* Data section:
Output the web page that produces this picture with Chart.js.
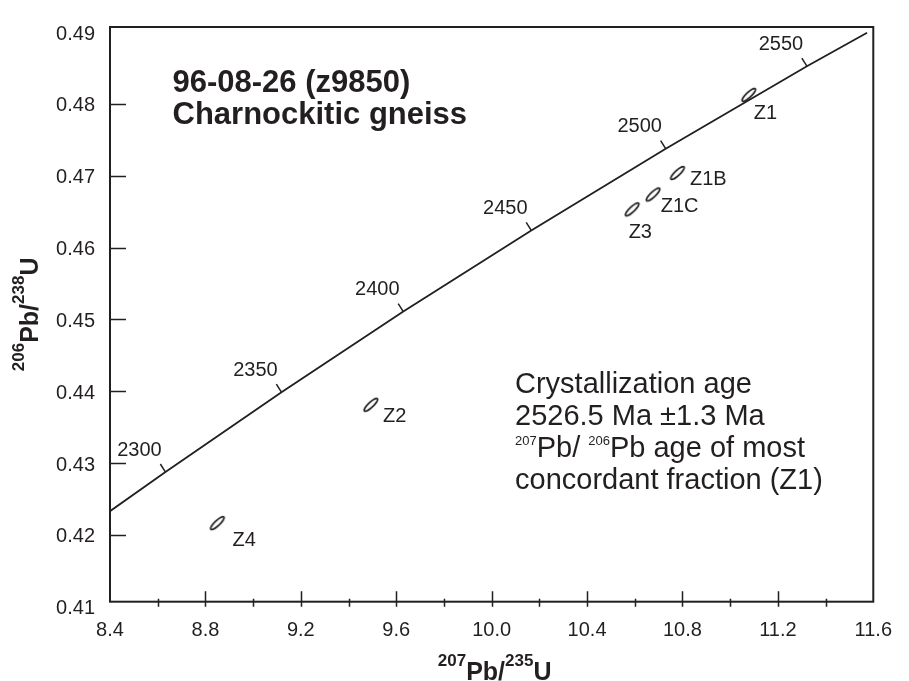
<!DOCTYPE html>
<html>
<head>
<meta charset="utf-8">
<script src="https://cdn.jsdelivr.net/npm/chart.js@4.4.0/dist/chart.umd.min.js"></script>
<style>
html,body{margin:0;padding:0;background:#ffffff;}
#wrap{width:909px;height:681px;position:relative;}
</style>
</head>
<body>
<div id="wrap"><canvas id="c" width="909" height="681"></canvas></div>
<script>
// ---------- data ----------
const xTicks = [8.4, 8.8, 9.2, 9.6, 10.0, 10.4, 10.8, 11.2, 11.6];
const xMinorTicks = [8.6, 9.0, 9.4, 9.8, 10.2, 10.6, 11.0, 11.4];
const yTicks = [0.41, 0.42, 0.43, 0.44, 0.45, 0.46, 0.47, 0.48, 0.49];

// concordia curve (ends at the frame, passes through the age marks)
const concordiaX = [8.400, 8.6325, 9.1188, 9.6296, 10.1661, 10.7297, 11.3217, 11.574];
const concordiaY = [0.4233, 0.42875, 0.43986, 0.45108, 0.46238, 0.47376, 0.48524, 0.4899];

// age marks on the concordia
const ageLabels = ['2300', '2350', '2400', '2450', '2500', '2550'];
const ageX = [8.6325, 9.1188, 9.6296, 10.1661, 10.7297, 11.3217];
const ageY = [0.42875, 0.43986, 0.45108, 0.46238, 0.47376, 0.48524];

// zircon fractions (error-ellipse centres)
const fractionNames = ['Z1', 'Z1B', 'Z1C', 'Z3', 'Z2', 'Z4'];
const fractionX = [11.078, 10.779, 10.677, 10.589, 9.4935, 8.850];
const fractionY = [0.48126, 0.47038, 0.46739, 0.46532, 0.43811, 0.42164];

const titleLines = ['96-08-26 (z9850)', 'Charnockitic gneiss'];

// ---------- layout / style (kept apart from the data) ----------
const FONT = "'Liberation Sans', Arial, Helvetica, sans-serif";
const INK = '#231f20';
const fractionLabelOffsets = [[5, 18.5], [12.5, 6.5], [7.6, 12], [-3.5, 22.7], [12.2, 12], [15.2, 17.8]];

// ellipse point style
function makeEllipse() {
  const cv = document.createElement('canvas');
  cv.width = 28; cv.height = 28;
  const g = cv.getContext('2d');
  g.translate(14, 14);
  g.rotate(-43 * Math.PI / 180);
  g.beginPath();
  g.ellipse(0, 0, 9, 2.5, 0, 0, Math.PI * 2);
  g.fillStyle = '#ffffff';
  g.fill();
  g.lineWidth = 1.7;
  g.strokeStyle = INK;
  g.stroke();
  return cv;
}

function richWidth(ctx, parts) {
  let w = 0;
  for (const p of parts) { ctx.font = p.font; w += ctx.measureText(p.t).width; }
  return w;
}
function drawRich(ctx, x, y, parts) {
  let cx = x;
  for (const p of parts) {
    ctx.font = p.font;
    ctx.fillText(p.t, cx, y - (p.rise || 0));
    cx += ctx.measureText(p.t).width;
  }
}

const decor = {
  id: 'decor',
  afterDraw(chart) {
    const ctx = chart.ctx;
    const a = chart.chartArea;
    const xs = chart.scales.x, ys = chart.scales.y;
    ctx.save();
    ctx.strokeStyle = INK;
    ctx.fillStyle = INK;
    ctx.lineCap = 'butt';

    // frame
    ctx.lineWidth = 2;
    ctx.strokeRect(a.left, a.top, a.right - a.left, a.bottom - a.top);

    // x tick marks
    ctx.lineWidth = 1.5;
    ctx.beginPath();
    xTicks.forEach(v => {
      const px = Math.round(xs.getPixelForValue(v)) + 0.5;
      if (px < a.left + 3 || px > a.right - 3) return;
      ctx.moveTo(px, a.bottom - 10.5); ctx.lineTo(px, a.bottom + 5);
    });
    xMinorTicks.forEach(v => {
      const px = Math.round(xs.getPixelForValue(v)) + 0.5;
      ctx.moveTo(px, a.bottom - 3); ctx.lineTo(px, a.bottom + 5);
    });
    ctx.stroke();

    // y tick marks (inward)
    ctx.beginPath();
    yTicks.forEach(v => {
      const py = Math.round(ys.getPixelForValue(v)) + 0.5;
      if (py < a.top + 8 || py > a.bottom - 8) return;
      ctx.moveTo(a.left, py); ctx.lineTo(a.left + 16, py);
    });
    ctx.stroke();

    // age marks on concordia
    const p0x = xs.getPixelForValue(concordiaX[0]), p0y = ys.getPixelForValue(concordiaY[0]);
    const p1x = xs.getPixelForValue(concordiaX[concordiaX.length - 1]), p1y = ys.getPixelForValue(concordiaY[concordiaY.length - 1]);
    const L = Math.hypot(p1x - p0x, p1y - p0y);
    const nx = (p1y - p0y) / L, ny = -(p1x - p0x) / L; // up-left normal
    ctx.lineWidth = 1.5;
    ctx.font = '20px ' + FONT;
    ctx.textAlign = 'center';
    ctx.textBaseline = 'middle';
    ageLabels.forEach((lab, i) => {
      const px = xs.getPixelForValue(ageX[i]), py = ys.getPixelForValue(ageY[i]);
      ctx.beginPath();
      ctx.moveTo(px, py);
      ctx.lineTo(px + nx * 9.5, py + ny * 9.5);
      ctx.stroke();
      ctx.fillText(lab, px - 26, py - 22);
    });

    // fraction labels
    ctx.textAlign = 'left';
    const meta = chart.getDatasetMeta(1);
    fractionNames.forEach((n, i) => {
      const el = meta.data[i];
      const o = fractionLabelOffsets[i];
      ctx.fillText(n, el.x + o[0], el.y + o[1]);
    });

    // sample title
    ctx.textBaseline = 'alphabetic';
    ctx.font = 'bold 31px ' + FONT;
    ctx.fillText(titleLines[0], 172.5, 92.3);
    ctx.fillText(titleLines[1], 172.5, 123.5);

    // annotation
    const big = '29px ' + FONT, small = '13px ' + FONT;
    ctx.font = big;
    ctx.fillText('Crystallization age', 515, 392.5);
    ctx.fillText('2526.5 Ma \u00b11.3 Ma', 515, 424.5);
    drawRich(ctx, 515, 456.5, [
      {t: '207', font: small, rise: 11.5},
      {t: 'Pb/ ', font: big},
      {t: '206', font: small, rise: 11.5},
      {t: 'Pb age of most', font: big}
    ]);
    ctx.font = big;
    ctx.fillText('concordant fraction (Z1)', 515, 488.5);

    // axis titles
    const tb = 'bold 25px ' + FONT, ts = 'bold 17px ' + FONT;
    const xParts = [{t: '207', font: ts, rise: 14}, {t: 'Pb/', font: tb}, {t: '235', font: ts, rise: 14}, {t: 'U', font: tb}];
    const xw = richWidth(ctx, xParts);
    drawRich(ctx, (a.left + a.right) / 2 + 3 - xw / 2, 679.5, xParts);
    const yParts = [{t: '206', font: ts, rise: 14}, {t: 'Pb/', font: tb}, {t: '238', font: ts, rise: 14}, {t: 'U', font: tb}];
    const yw = richWidth(ctx, yParts);
    ctx.translate(38.3, (a.top + a.bottom) / 2);
    ctx.rotate(-Math.PI / 2);
    drawRich(ctx, -yw / 2, 0, yParts);
    ctx.restore();
  }
};

Chart.defaults.font.family = FONT;
Chart.defaults.color = INK;

new Chart(document.getElementById('c'), {
  type: 'scatter',
  data: {
    datasets: [
      {
        label: 'Concordia',
        data: concordiaX.map((x, i) => ({x: x, y: concordiaY[i]})),
        showLine: true,
        borderColor: INK,
        borderWidth: 1.8,
        pointRadius: 0,
        tension: 0
      },
      {
        label: 'Fractions',
        data: fractionX.map((x, i) => ({x: x, y: fractionY[i]})),
        showLine: false,
        pointStyle: makeEllipse(),
        pointRadius: 6
      }
    ]
  },
  options: {
    responsive: false,
    animation: false,
    events: [],
    layout: {padding: {top: 13, right: 25, left: 0, bottom: 0}},
    plugins: {legend: {display: false}, tooltip: {enabled: false}, title: {display: false}},
    scales: {
      x: {
        type: 'linear',
        min: 8.4, max: 11.6,
        afterBuildTicks: s => { s.ticks = xTicks.map(v => ({value: v})); },
        afterFit: s => { s.height = 79.3; },
        grid: {display: false, drawTicks: false},
        border: {display: false},
        ticks: {
          font: {size: 20}, color: INK, padding: 17, maxRotation: 0, autoSkip: false,
          callback: v => Number(v).toFixed(1)
        }
      },
      y: {
        type: 'linear',
        min: 0.4107, max: 0.4907,
        afterBuildTicks: s => { s.ticks = yTicks.map(v => ({value: v})); },
        afterFit: s => { s.width = 110; },
        grid: {display: false, drawTicks: false},
        border: {display: false},
        ticks: {
          font: {size: 20}, color: INK, padding: 15, labelOffset: 2, autoSkip: false,
          callback: v => Number(v).toFixed(2)
        }
      }
    }
  },
  plugins: [decor]
});
</script>
</body>
</html>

* Short problem: Only lines belong in the copy: transcribe those from the start of the data through the line that contains "0.47, 0.48, 0.49];", and skip the pictures.

* Output of the exercise:
Output the web page that produces this picture with Chart.js.
<!DOCTYPE html>
<html>
<head>
<meta charset="utf-8">
<script src="https://cdn.jsdelivr.net/npm/chart.js@4.4.0/dist/chart.umd.min.js"></script>
<style>
html,body{margin:0;padding:0;background:#ffffff;}
#wrap{width:909px;height:681px;position:relative;}
</style>
</head>
<body>
<div id="wrap"><canvas id="c" width="909" height="681"></canvas></div>
<script>
// ---------- data ----------
const xTicks = [8.4, 8.8, 9.2, 9.6, 10.0, 10.4, 10.8, 11.2, 11.6];
const xMinorTicks = [8.6, 9.0, 9.4, 9.8, 10.2, 10.6, 11.0, 11.4];
const yTicks = [0.41, 0.42, 0.43, 0.44, 0.45, 0.46, 0.47, 0.48, 0.49];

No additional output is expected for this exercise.